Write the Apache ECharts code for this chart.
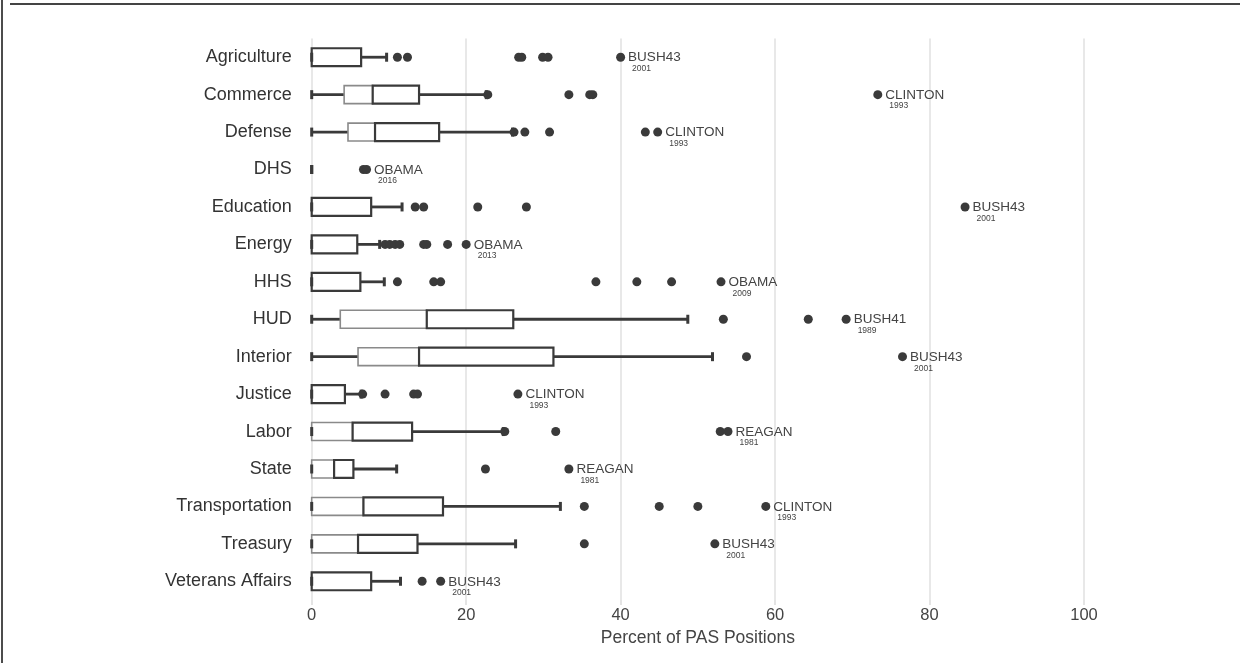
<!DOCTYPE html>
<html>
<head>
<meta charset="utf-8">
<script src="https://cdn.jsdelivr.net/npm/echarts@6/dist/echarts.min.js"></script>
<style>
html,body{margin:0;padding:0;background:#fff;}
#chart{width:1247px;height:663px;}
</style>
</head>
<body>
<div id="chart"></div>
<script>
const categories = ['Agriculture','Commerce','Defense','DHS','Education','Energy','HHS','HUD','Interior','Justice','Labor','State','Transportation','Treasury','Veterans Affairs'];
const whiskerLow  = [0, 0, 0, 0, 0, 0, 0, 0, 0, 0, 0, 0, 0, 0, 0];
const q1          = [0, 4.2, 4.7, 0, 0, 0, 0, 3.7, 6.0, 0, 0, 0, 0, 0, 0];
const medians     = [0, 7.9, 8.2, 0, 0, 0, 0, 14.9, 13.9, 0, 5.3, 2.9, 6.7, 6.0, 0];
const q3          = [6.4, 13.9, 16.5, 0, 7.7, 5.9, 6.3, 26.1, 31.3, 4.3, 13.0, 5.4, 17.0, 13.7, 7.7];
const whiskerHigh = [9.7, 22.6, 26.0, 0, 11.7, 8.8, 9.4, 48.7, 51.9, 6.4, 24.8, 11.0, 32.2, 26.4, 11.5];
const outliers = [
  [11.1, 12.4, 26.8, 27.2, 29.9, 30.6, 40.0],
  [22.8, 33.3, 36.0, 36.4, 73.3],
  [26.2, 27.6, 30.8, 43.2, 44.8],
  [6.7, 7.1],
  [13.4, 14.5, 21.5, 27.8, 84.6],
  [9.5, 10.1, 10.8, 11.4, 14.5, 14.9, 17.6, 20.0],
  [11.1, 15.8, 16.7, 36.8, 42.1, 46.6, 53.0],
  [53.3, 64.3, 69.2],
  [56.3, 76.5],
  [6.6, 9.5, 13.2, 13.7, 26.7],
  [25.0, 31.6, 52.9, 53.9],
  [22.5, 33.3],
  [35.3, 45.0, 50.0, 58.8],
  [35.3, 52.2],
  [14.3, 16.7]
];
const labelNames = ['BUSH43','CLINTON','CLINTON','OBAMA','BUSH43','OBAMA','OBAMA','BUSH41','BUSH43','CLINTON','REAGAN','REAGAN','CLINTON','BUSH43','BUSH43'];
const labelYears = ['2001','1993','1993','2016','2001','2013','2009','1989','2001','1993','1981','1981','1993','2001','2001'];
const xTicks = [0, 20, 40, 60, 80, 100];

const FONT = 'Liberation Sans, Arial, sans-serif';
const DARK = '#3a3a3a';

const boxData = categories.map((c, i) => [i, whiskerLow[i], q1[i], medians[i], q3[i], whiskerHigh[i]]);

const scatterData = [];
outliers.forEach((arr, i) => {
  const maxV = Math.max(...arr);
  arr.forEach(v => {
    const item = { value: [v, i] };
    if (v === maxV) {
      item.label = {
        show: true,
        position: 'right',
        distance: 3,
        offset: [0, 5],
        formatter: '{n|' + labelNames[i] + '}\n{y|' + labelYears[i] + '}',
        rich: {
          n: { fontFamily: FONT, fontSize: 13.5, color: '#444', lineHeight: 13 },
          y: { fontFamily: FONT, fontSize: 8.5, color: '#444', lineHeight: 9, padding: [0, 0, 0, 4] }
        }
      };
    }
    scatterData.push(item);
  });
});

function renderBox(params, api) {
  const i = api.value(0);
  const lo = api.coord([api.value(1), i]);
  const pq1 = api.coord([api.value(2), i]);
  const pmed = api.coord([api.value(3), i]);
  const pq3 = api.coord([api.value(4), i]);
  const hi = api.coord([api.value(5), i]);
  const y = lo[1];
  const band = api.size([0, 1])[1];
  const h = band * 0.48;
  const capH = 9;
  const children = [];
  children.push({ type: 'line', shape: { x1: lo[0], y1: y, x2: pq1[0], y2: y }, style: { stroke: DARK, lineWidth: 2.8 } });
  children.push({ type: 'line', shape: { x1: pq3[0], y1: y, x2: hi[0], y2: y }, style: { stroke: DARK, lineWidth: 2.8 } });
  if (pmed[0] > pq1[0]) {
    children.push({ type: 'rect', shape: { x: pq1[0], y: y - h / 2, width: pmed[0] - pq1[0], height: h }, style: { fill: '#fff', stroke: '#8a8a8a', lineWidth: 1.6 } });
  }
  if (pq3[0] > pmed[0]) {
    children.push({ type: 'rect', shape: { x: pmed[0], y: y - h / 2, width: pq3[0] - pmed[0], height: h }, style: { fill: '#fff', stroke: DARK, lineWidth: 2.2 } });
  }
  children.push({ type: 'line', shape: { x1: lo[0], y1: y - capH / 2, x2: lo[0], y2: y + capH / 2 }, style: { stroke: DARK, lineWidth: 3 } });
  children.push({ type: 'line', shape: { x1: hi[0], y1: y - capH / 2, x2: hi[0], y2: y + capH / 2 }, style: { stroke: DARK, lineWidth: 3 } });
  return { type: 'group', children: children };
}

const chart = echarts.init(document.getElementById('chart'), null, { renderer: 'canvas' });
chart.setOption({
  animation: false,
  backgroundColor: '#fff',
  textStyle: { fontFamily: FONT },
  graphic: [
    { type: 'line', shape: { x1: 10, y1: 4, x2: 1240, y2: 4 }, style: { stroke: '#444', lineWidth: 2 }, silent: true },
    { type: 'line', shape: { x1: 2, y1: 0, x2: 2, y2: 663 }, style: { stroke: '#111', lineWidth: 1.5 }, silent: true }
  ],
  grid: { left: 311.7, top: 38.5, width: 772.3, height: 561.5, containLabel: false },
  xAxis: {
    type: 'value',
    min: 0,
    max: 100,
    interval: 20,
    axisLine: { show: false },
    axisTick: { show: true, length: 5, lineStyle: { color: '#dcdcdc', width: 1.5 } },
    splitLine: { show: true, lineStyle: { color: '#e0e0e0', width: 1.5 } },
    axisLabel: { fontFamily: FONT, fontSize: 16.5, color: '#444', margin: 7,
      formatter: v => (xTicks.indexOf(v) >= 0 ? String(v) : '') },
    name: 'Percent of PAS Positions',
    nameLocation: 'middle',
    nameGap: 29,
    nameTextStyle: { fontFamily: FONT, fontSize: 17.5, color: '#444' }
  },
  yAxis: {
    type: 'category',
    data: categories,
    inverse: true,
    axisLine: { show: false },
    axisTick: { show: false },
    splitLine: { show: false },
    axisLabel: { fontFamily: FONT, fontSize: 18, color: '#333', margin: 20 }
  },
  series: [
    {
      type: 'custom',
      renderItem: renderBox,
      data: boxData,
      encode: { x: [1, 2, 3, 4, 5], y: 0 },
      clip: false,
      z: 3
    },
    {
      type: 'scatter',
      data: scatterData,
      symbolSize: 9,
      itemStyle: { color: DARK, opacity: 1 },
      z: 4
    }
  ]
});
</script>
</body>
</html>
◆ ◆ ◆ ◆ ◆ ◆ ◆
▶ [CHALLENGE]: Set down all the data again exactly as above, pictures excluded.

▶ [WRITTEN SOLUTION]:
Write the Apache ECharts code for this chart.
<!DOCTYPE html>
<html>
<head>
<meta charset="utf-8">
<script src="https://cdn.jsdelivr.net/npm/echarts@6/dist/echarts.min.js"></script>
<style>
html,body{margin:0;padding:0;background:#fff;}
#chart{width:1247px;height:663px;}
</style>
</head>
<body>
<div id="chart"></div>
<script>
const categories = ['Agriculture','Commerce','Defense','DHS','Education','Energy','HHS','HUD','Interior','Justice','Labor','State','Transportation','Treasury','Veterans Affairs'];
const whiskerLow  = [0, 0, 0, 0, 0, 0, 0, 0, 0, 0, 0, 0, 0, 0, 0];
const q1          = [0, 4.2, 4.7, 0, 0, 0, 0, 3.7, 6.0, 0, 0, 0, 0, 0, 0];
const medians     = [0, 7.9, 8.2, 0, 0, 0, 0, 14.9, 13.9, 0, 5.3, 2.9, 6.7, 6.0, 0];
const q3          = [6.4, 13.9, 16.5, 0, 7.7, 5.9, 6.3, 26.1, 31.3, 4.3, 13.0, 5.4, 17.0, 13.7, 7.7];
const whiskerHigh = [9.7, 22.6, 26.0, 0, 11.7, 8.8, 9.4, 48.7, 51.9, 6.4, 24.8, 11.0, 32.2, 26.4, 11.5];
const outliers = [
  [11.1, 12.4, 26.8, 27.2, 29.9, 30.6, 40.0],
  [22.8, 33.3, 36.0, 36.4, 73.3],
  [26.2, 27.6, 30.8, 43.2, 44.8],
  [6.7, 7.1],
  [13.4, 14.5, 21.5, 27.8, 84.6],
  [9.5, 10.1, 10.8, 11.4, 14.5, 14.9, 17.6, 20.0],
  [11.1, 15.8, 16.7, 36.8, 42.1, 46.6, 53.0],
  [53.3, 64.3, 69.2],
  [56.3, 76.5],
  [6.6, 9.5, 13.2, 13.7, 26.7],
  [25.0, 31.6, 52.9, 53.9],
  [22.5, 33.3],
  [35.3, 45.0, 50.0, 58.8],
  [35.3, 52.2],
  [14.3, 16.7]
];
const labelNames = ['BUSH43','CLINTON','CLINTON','OBAMA','BUSH43','OBAMA','OBAMA','BUSH41','BUSH43','CLINTON','REAGAN','REAGAN','CLINTON','BUSH43','BUSH43'];
const labelYears = ['2001','1993','1993','2016','2001','2013','2009','1989','2001','1993','1981','1981','1993','2001','2001'];
const xTicks = [0, 20, 40, 60, 80, 100];

const FONT = 'Liberation Sans, Arial, sans-serif';
const DARK = '#3a3a3a';

const boxData = categories.map((c, i) => [i, whiskerLow[i], q1[i], medians[i], q3[i], whiskerHigh[i]]);

const scatterData = [];
outliers.forEach((arr, i) => {
  const maxV = Math.max(...arr);
  arr.forEach(v => {
    const item = { value: [v, i] };
    if (v === maxV) {
      item.label = {
        show: true,
        position: 'right',
        distance: 3,
        offset: [0, 5],
        formatter: '{n|' + labelNames[i] + '}\n{y|' + labelYears[i] + '}',
        rich: {
          n: { fontFamily: FONT, fontSize: 13.5, color: '#444', lineHeight: 13 },
          y: { fontFamily: FONT, fontSize: 8.5, color: '#444', lineHeight: 9, padding: [0, 0, 0, 4] }
        }
      };
    }
    scatterData.push(item);
  });
});

function renderBox(params, api) {
  const i = api.value(0);
  const lo = api.coord([api.value(1), i]);
  const pq1 = api.coord([api.value(2), i]);
  const pmed = api.coord([api.value(3), i]);
  const pq3 = api.coord([api.value(4), i]);
  const hi = api.coord([api.value(5), i]);
  const y = lo[1];
  const band = api.size([0, 1])[1];
  const h = band * 0.48;
  const capH = 9;
  const children = [];
  children.push({ type: 'line', shape: { x1: lo[0], y1: y, x2: pq1[0], y2: y }, style: { stroke: DARK, lineWidth: 2.8 } });
  children.push({ type: 'line', shape: { x1: pq3[0], y1: y, x2: hi[0], y2: y }, style: { stroke: DARK, lineWidth: 2.8 } });
  if (pmed[0] > pq1[0]) {
    children.push({ type: 'rect', shape: { x: pq1[0], y: y - h / 2, width: pmed[0] - pq1[0], height: h }, style: { fill: '#fff', stroke: '#8a8a8a', lineWidth: 1.6 } });
  }
  if (pq3[0] > pmed[0]) {
    children.push({ type: 'rect', shape: { x: pmed[0], y: y - h / 2, width: pq3[0] - pmed[0], height: h }, style: { fill: '#fff', stroke: DARK, lineWidth: 2.2 } });
  }
  children.push({ type: 'line', shape: { x1: lo[0], y1: y - capH / 2, x2: lo[0], y2: y + capH / 2 }, style: { stroke: DARK, lineWidth: 3 } });
  children.push({ type: 'line', shape: { x1: hi[0], y1: y - capH / 2, x2: hi[0], y2: y + capH / 2 }, style: { stroke: DARK, lineWidth: 3 } });
  return { type: 'group', children: children };
}

const chart = echarts.init(document.getElementById('chart'), null, { renderer: 'canvas' });
chart.setOption({
  animation: false,
  backgroundColor: '#fff',
  textStyle: { fontFamily: FONT },
  graphic: [
    { type: 'line', shape: { x1: 10, y1: 4, x2: 1240, y2: 4 }, style: { stroke: '#444', lineWidth: 2 }, silent: true },
    { type: 'line', shape: { x1: 2, y1: 0, x2: 2, y2: 663 }, style: { stroke: '#111', lineWidth: 1.5 }, silent: true }
  ],
  grid: { left: 311.7, top: 38.5, width: 772.3, height: 561.5, containLabel: false },
  xAxis: {
    type: 'value',
    min: 0,
    max: 100,
    interval: 20,
    axisLine: { show: false },
    axisTick: { show: true, length: 5, lineStyle: { color: '#dcdcdc', width: 1.5 } },
    splitLine: { show: true, lineStyle: { color: '#e0e0e0', width: 1.5 } },
    axisLabel: { fontFamily: FONT, fontSize: 16.5, color: '#444', margin: 7,
      formatter: v => (xTicks.indexOf(v) >= 0 ? String(v) : '') },
    name: 'Percent of PAS Positions',
    nameLocation: 'middle',
    nameGap: 29,
    nameTextStyle: { fontFamily: FONT, fontSize: 17.5, color: '#444' }
  },
  yAxis: {
    type: 'category',
    data: categories,
    inverse: true,
    axisLine: { show: false },
    axisTick: { show: false },
    splitLine: { show: false },
    axisLabel: { fontFamily: FONT, fontSize: 18, color: '#333', margin: 20 }
  },
  series: [
    {
      type: 'custom',
      renderItem: renderBox,
      data: boxData,
      encode: { x: [1, 2, 3, 4, 5], y: 0 },
      clip: false,
      z: 3
    },
    {
      type: 'scatter',
      data: scatterData,
      symbolSize: 9,
      itemStyle: { color: DARK, opacity: 1 },
      z: 4
    }
  ]
});
</script>
</body>
</html>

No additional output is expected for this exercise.